### REQUIRED WORK:
Will you output the lines between the ones holding "Convert this chart to D3.js code." and "var labelYA = [0.535, 0.455, 0.574, 0.453, 0.467];", inclusive, exactly as they stand, and only those lines, with the pictures left out?

### RECORD SET:
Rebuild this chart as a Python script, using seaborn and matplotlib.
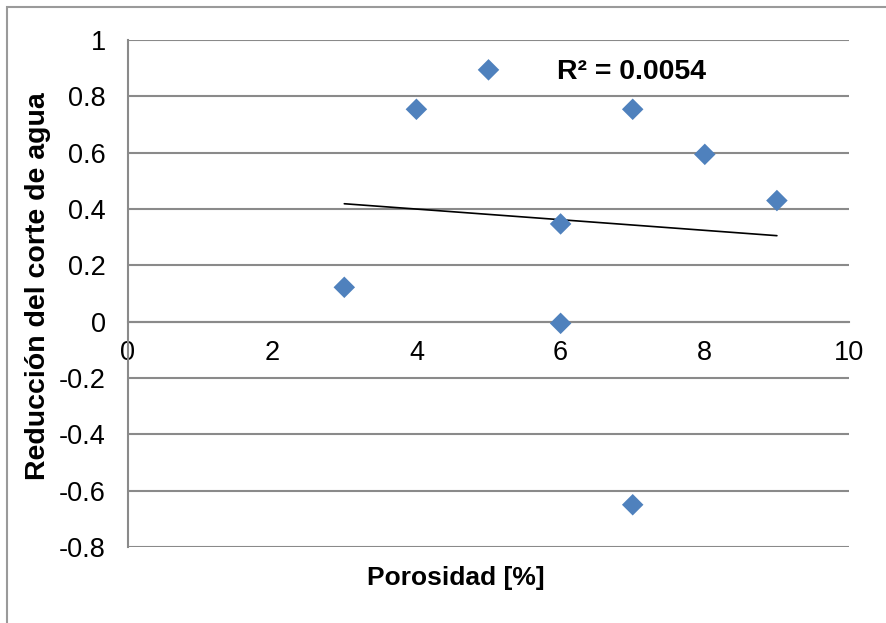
import matplotlib
matplotlib.use("Agg")
import matplotlib.pyplot as plt
import seaborn as sns
import numpy as np
import pandas as pd
from matplotlib.patches import Rectangle

# Data
porosidad = [3, 4, 5, 6, 6, 7, 7, 8, 9]
reduccion = [0.122, 0.754, 0.894, 0.347, -0.006, 0.754, -0.65, 0.594, 0.43]
r2_label = "R² = 0.0054"
x_ticks = [0, 2, 4, 6, 8, 10]
y_ticks = [-0.8, -0.6, -0.4, -0.2, 0, 0.2, 0.4, 0.6, 0.8, 1]
y_tick_labels = ["-0.8", "-0.6", "-0.4", "-0.2", "0", "0.2", "0.4", "0.6", "0.8", "1"]
x_title = "Porosidad [%]"
y_title = "Reducción del corte de agua"

df = pd.DataFrame({"x": porosidad, "y": reduccion})

sns.set_theme(style="white")
plt.rcParams['font.family'] = ['Liberation Sans', 'DejaVu Sans']
plt.rcParams['text.color'] = 'black'
plt.rcParams['axes.labelcolor'] = 'black'

fig = plt.figure(figsize=(8.86, 6.23), dpi=100)
ax = fig.add_axes([128/886, 1-547/623, (849-128)/886, (547-40)/623])

grid_c = "#8a8a8a"
for yv in y_ticks:
    ax.axhline(yv, color=grid_c, lw=1.5, zorder=0)

sns.regplot(data=df, x="x", y="y", scatter=False, ci=None, truncate=True,
            color="black", line_kws={"lw": 1.2, "zorder": 2}, ax=ax)
sns.scatterplot(data=df, x="x", y="y", marker="D", s=120, color="#4F81BD",
                edgecolor="none", linewidth=0, zorder=3, ax=ax)

ax.set_xlim(0, 10)
ax.set_ylim(-0.8, 1)
ax.set_xticks(x_ticks)
ax.set_xticklabels([str(v) for v in x_ticks])
ax.set_yticks(y_ticks)
ax.set_yticklabels(y_tick_labels)

for s in ["top", "right"]:
    ax.spines[s].set_visible(False)
ax.spines["left"].set_color(grid_c)
ax.spines["left"].set_linewidth(1.5)
ax.spines["bottom"].set_position(("data", 0))
ax.spines["bottom"].set_color(grid_c)
ax.spines["bottom"].set_linewidth(1.5)

ax.tick_params(axis="both", length=0, labelsize=19.5, colors="black")
ax.tick_params(axis="x", pad=13)
ax.tick_params(axis="y", pad=16)

ax.set_xlabel(x_title, fontsize=19, fontweight="bold", va="center", color="black")
ax.xaxis.set_label_coords(0.455, -0.061)
ax.set_ylabel(y_title, fontsize=20.5, fontweight="bold", va="center", color="black")
ax.yaxis.set_label_coords(-0.125, 0.515)

ax.text(5.95, 0.886, r2_label, fontsize=20.5, fontweight="bold",
        ha="left", va="center", color="black")

fig.patches.append(Rectangle((7/886, -0.1), 1.2, 1 - 7/623 + 0.1,
                             transform=fig.transFigure, fill=False,
                             edgecolor="#9a9a9a", lw=1.5))

fig.savefig("out.png", dpi=100)
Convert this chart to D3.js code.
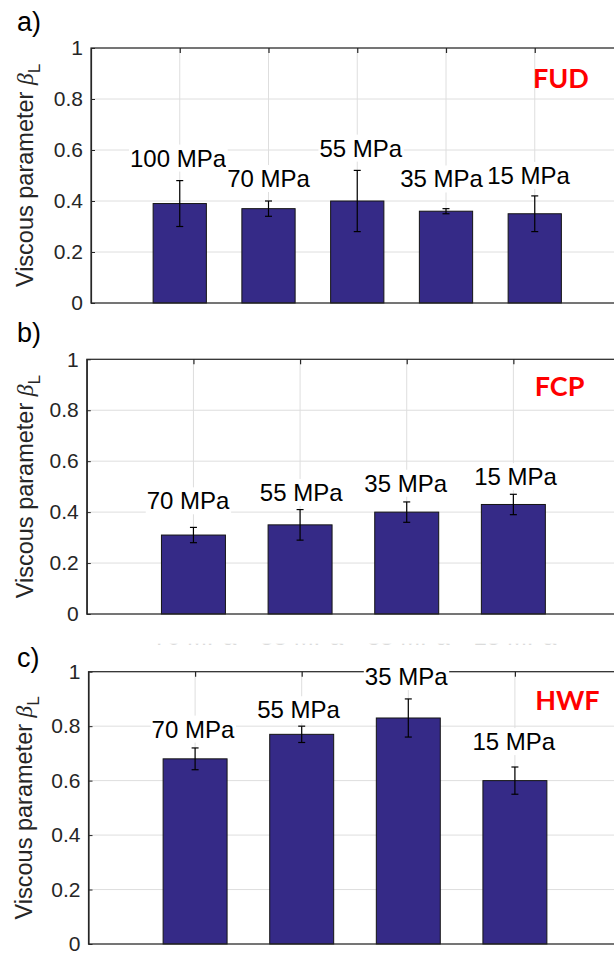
<!DOCTYPE html>
<html>
<head>
<meta charset="utf-8">
<script src="https://cdn.jsdelivr.net/npm/d3@7"></script>
<style>
  html, body { margin: 0; padding: 0; background: #fff; }
  svg { display: block; }
</style>
</head>
<body>
<div id="chart"></div>
<script>
// ---- data ----
var yTicks = [0, 0.2, 0.4, 0.6, 0.8, 1];
var yTickLabels = ["0", "0.2", "0.4", "0.6", "0.8", "1"];

// a) FUD
var categoriesA = ["100 MPa", "70 MPa", "55 MPa", "35 MPa", "15 MPa"];
var valuesA = [0.39, 0.37, 0.40, 0.36, 0.35];
var errLowA = [0.30, 0.34, 0.28, 0.35, 0.28];
var errHighA = [0.48, 0.40, 0.52, 0.37, 0.42];
var labelXA = [0.98, 2.0, 3.04, 3.95, 4.93];
var labelYA = [0.535, 0.455, 0.574, 0.453, 0.467];

// b) FCP
var categoriesB = ["70 MPa", "55 MPa", "35 MPa", "15 MPa"];
var valuesB = [0.31, 0.35, 0.40, 0.43];
var errLowB = [0.28, 0.29, 0.36, 0.39];
var errHighB = [0.34, 0.41, 0.44, 0.47];
var labelXB = [0.95, 2.01, 2.99, 4.02];
var labelYB = [0.411, 0.444, 0.480, 0.506];

// c) HWF
var categoriesC = ["70 MPa", "55 MPa", "35 MPa", "15 MPa"];
var valuesC = [0.68, 0.77, 0.83, 0.60];
var errLowC = [0.64, 0.74, 0.76, 0.55];
var errHighC = [0.72, 0.80, 0.90, 0.65];
var labelXC = [0.98, 1.97, 2.98, 3.99];
var labelYC = [0.758, 0.829, 0.951, 0.712];

// leftover label strip between b) and c)
var ghostLabels = ["70 MPa", "55 MPa", "35 MPa", "15 MPa"];

// ---- layout ----
var W = 614, H = 956;
var sans = "'Liberation Sans', Arial, Helvetica, sans-serif";
var axisColor = "#262626";
var gridColor = "#dedede";
var barColor = "#352a87";

var panels = [
  { letter: "a)", name: "FUD", categories: categoriesA, values: valuesA, lo: errLowA, hi: errHighA,
    lx: labelXA, ly: labelYA, nameX: 4.98, nameY: 0.842,
    left: 91, right: 623.5, top: 48, bottom: 303, letterY: 31, ylabelX: 33 },
  { letter: "b)", name: "FCP", categories: categoriesB, values: valuesB, lo: errLowB, hi: errHighB,
    lx: labelXB, ly: labelYB, nameX: 4.20, nameY: 0.856,
    left: 86.8, right: 620, top: 359.3, bottom: 614, letterY: 342, ylabelX: 33 },
  { letter: "c)", name: "HWF", categories: categoriesC, values: valuesC, lo: errLowC, hi: errHighC,
    lx: labelXC, ly: labelYC, nameX: 4.19, nameY: 0.859,
    left: 88.5, right: 621.5, top: 671.7, bottom: 944, letterY: 667, ylabelX: 32 }
];

var svg = d3.select("#chart")
  .append("svg")
  .attr("width", W)
  .attr("height", H)
  .attr("viewBox", "0 0 " + W + " " + H);

svg.append("rect")
  .attr("width", W)
  .attr("height", H)
  .attr("fill", "#fff");

function drawPanel(p) {
  var n = p.categories.length;
  var idx = d3.range(n);
  var x = d3.scaleLinear().domain([0, n + 1]).range([p.left, p.right]);
  var y = d3.scaleLinear().domain([0, 1]).range([p.bottom, p.top]);
  var g = svg.append("g");

  // grid lines
  g.append("g")
    .selectAll("line")
    .data(yTicks)
    .enter()
    .append("line")
    .attr("x1", p.left)
    .attr("x2", p.right)
    .attr("y1", function(d) { return y(d); })
    .attr("y2", function(d) { return y(d); })
    .attr("stroke", gridColor)
    .attr("stroke-width", 1);

  g.append("g")
    .selectAll("line")
    .data(idx)
    .enter()
    .append("line")
    .attr("x1", function(i) { return x(i + 1); })
    .attr("x2", function(i) { return x(i + 1); })
    .attr("y1", p.top)
    .attr("y2", p.bottom)
    .attr("stroke", gridColor)
    .attr("stroke-width", 1);

  // bars
  var bw = x(0.6) - x(0);
  g.append("g")
    .selectAll("rect")
    .data(idx)
    .enter()
    .append("rect")
    .attr("x", function(i) { return x(i + 1) - bw / 2; })
    .attr("y", function(i) { return y(p.values[i]); })
    .attr("width", bw)
    .attr("height", function(i) { return y(0) - y(p.values[i]); })
    .attr("fill", barColor)
    .attr("stroke", "#141414")
    .attr("stroke-width", 1);

  // error bars
  var eb = g.append("g")
    .selectAll("g")
    .data(idx)
    .enter()
    .append("g")
    .attr("stroke", "#000")
    .attr("stroke-width", 1.2);
  eb.append("line")
    .attr("x1", function(i) { return x(i + 1); })
    .attr("x2", function(i) { return x(i + 1); })
    .attr("y1", function(i) { return y(p.lo[i]); })
    .attr("y2", function(i) { return y(p.hi[i]); });
  eb.append("line")
    .attr("x1", function(i) { return x(i + 1) - 3.5; })
    .attr("x2", function(i) { return x(i + 1) + 3.5; })
    .attr("y1", function(i) { return y(p.hi[i]); })
    .attr("y2", function(i) { return y(p.hi[i]); });
  eb.append("line")
    .attr("x1", function(i) { return x(i + 1) - 3.5; })
    .attr("x2", function(i) { return x(i + 1) + 3.5; })
    .attr("y1", function(i) { return y(p.lo[i]); })
    .attr("y2", function(i) { return y(p.lo[i]); });

  // axes box
  g.append("rect")
    .attr("x", p.left)
    .attr("y", p.top)
    .attr("width", p.right - p.left)
    .attr("height", p.bottom - p.top)
    .attr("fill", "none")
    .attr("stroke", axisColor)
    .attr("stroke-width", 1.2);

  // left axis, ticks pointing inward
  var yAxis = g.append("g")
    .attr("transform", "translate(" + p.left + ",0)")
    .call(d3.axisLeft(y)
      .tickValues(yTicks)
      .tickFormat(function(d, i) { return yTickLabels[i]; })
      .tickSizeInner(-4)
      .tickSizeOuter(0)
      .tickPadding(8));
  yAxis.select(".domain").attr("stroke", axisColor).attr("stroke-width", 1.2);
  yAxis.selectAll(".tick line").attr("stroke", axisColor);
  yAxis.selectAll(".tick text")
    .attr("fill", axisColor)
    .style("font-family", sans)
    .style("font-size", "21px");

  // top tick marks at the categories
  var topAxis = g.append("g")
    .attr("transform", "translate(0," + p.top + ")")
    .call(d3.axisTop(x)
      .tickValues(idx.map(function(i) { return i + 1; }))
      .tickFormat("")
      .tickSizeInner(-5)
      .tickSizeOuter(0));
  topAxis.select(".domain").remove();
  topAxis.selectAll(".tick line").attr("stroke", axisColor).attr("stroke-width", 1.2);

  // pressure labels with white background
  var lab = g.append("g")
    .selectAll("g")
    .data(idx)
    .enter()
    .append("g");
  lab.append("text")
    .attr("x", function(i) { return x(p.lx[i]); })
    .attr("y", function(i) { return y(p.ly[i]); })
    .attr("text-anchor", "middle")
    .style("font-family", sans)
    .style("font-size", "24px")
    .attr("fill", "#000")
    .text(function(i) { return p.categories[i]; });
  lab.each(function() {
    var t = d3.select(this).select("text");
    var bb = t.node().getBBox();
    d3.select(this).insert("rect", "text")
      .attr("x", bb.x - 1)
      .attr("y", bb.y)
      .attr("width", bb.width + 2)
      .attr("height", bb.height)
      .attr("fill", "#fff");
  });

  // material name
  g.append("text")
    .attr("x", x(p.nameX))
    .attr("y", y(p.nameY))
    .style("font-family", "Lato, 'Open Sans', sans-serif")
    .style("font-weight", "bold")
    .style("font-size", "27px")
    .attr("fill", "#ff0000")
    .text(p.name);

  // panel letter
  svg.append("text")
    .attr("x", 17)
    .attr("y", p.letterY)
    .style("font-family", sans)
    .style("font-size", "27px")
    .attr("fill", "#000")
    .text(p.letter);

  // y label
  var yl = svg.append("text")
    .attr("transform", "translate(" + p.ylabelX + "," + ((p.top + p.bottom) / 2) + ")rotate(-90)")
    .attr("text-anchor", "middle")
    .style("font-family", sans)
    .style("font-size", "23.5px")
    .attr("fill", axisColor);
  yl.append("tspan").text("Viscous parameter ");
  yl.append("tspan")
    .style("font-family", "'Liberation Serif', 'DejaVu Serif', serif")
    .style("font-style", "italic")
    .style("font-weight", "300")
    .text("\u03B2");
  yl.append("tspan")
    .attr("dy", 7)
    .style("font-size", "17px")
    .text("L");

  return x;
}

var xScales = panels.map(drawPanel);

// faint strip of cut-off labels between b) and c)
var clip = svg.append("clipPath").attr("id", "ghostClip");
clip.append("rect")
  .attr("x", 0)
  .attr("y", 643.8)
  .attr("width", W)
  .attr("height", 1);
svg.append("g")
  .attr("clip-path", "url(#ghostClip)")
  .selectAll("text")
  .data(ghostLabels)
  .enter()
  .append("text")
  .attr("x", function(d, i) { return xScales[2](i + 1); })
  .attr("y", 645)
  .attr("text-anchor", "middle")
  .style("font-family", sans)
  .style("font-size", "24px")
  .attr("fill", "#cfcfcf")
  .text(function(d) { return d; });
</script>
</body>
</html>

### RIGHT ANSWER:
Convert this chart to D3.js code.
<!DOCTYPE html>
<html>
<head>
<meta charset="utf-8">
<script src="https://cdn.jsdelivr.net/npm/d3@7"></script>
<style>
  html, body { margin: 0; padding: 0; background: #fff; }
  svg { display: block; }
</style>
</head>
<body>
<div id="chart"></div>
<script>
// ---- data ----
var yTicks = [0, 0.2, 0.4, 0.6, 0.8, 1];
var yTickLabels = ["0", "0.2", "0.4", "0.6", "0.8", "1"];

// a) FUD
var categoriesA = ["100 MPa", "70 MPa", "55 MPa", "35 MPa", "15 MPa"];
var valuesA = [0.39, 0.37, 0.40, 0.36, 0.35];
var errLowA = [0.30, 0.34, 0.28, 0.35, 0.28];
var errHighA = [0.48, 0.40, 0.52, 0.37, 0.42];
var labelXA = [0.98, 2.0, 3.04, 3.95, 4.93];
var labelYA = [0.535, 0.455, 0.574, 0.453, 0.467];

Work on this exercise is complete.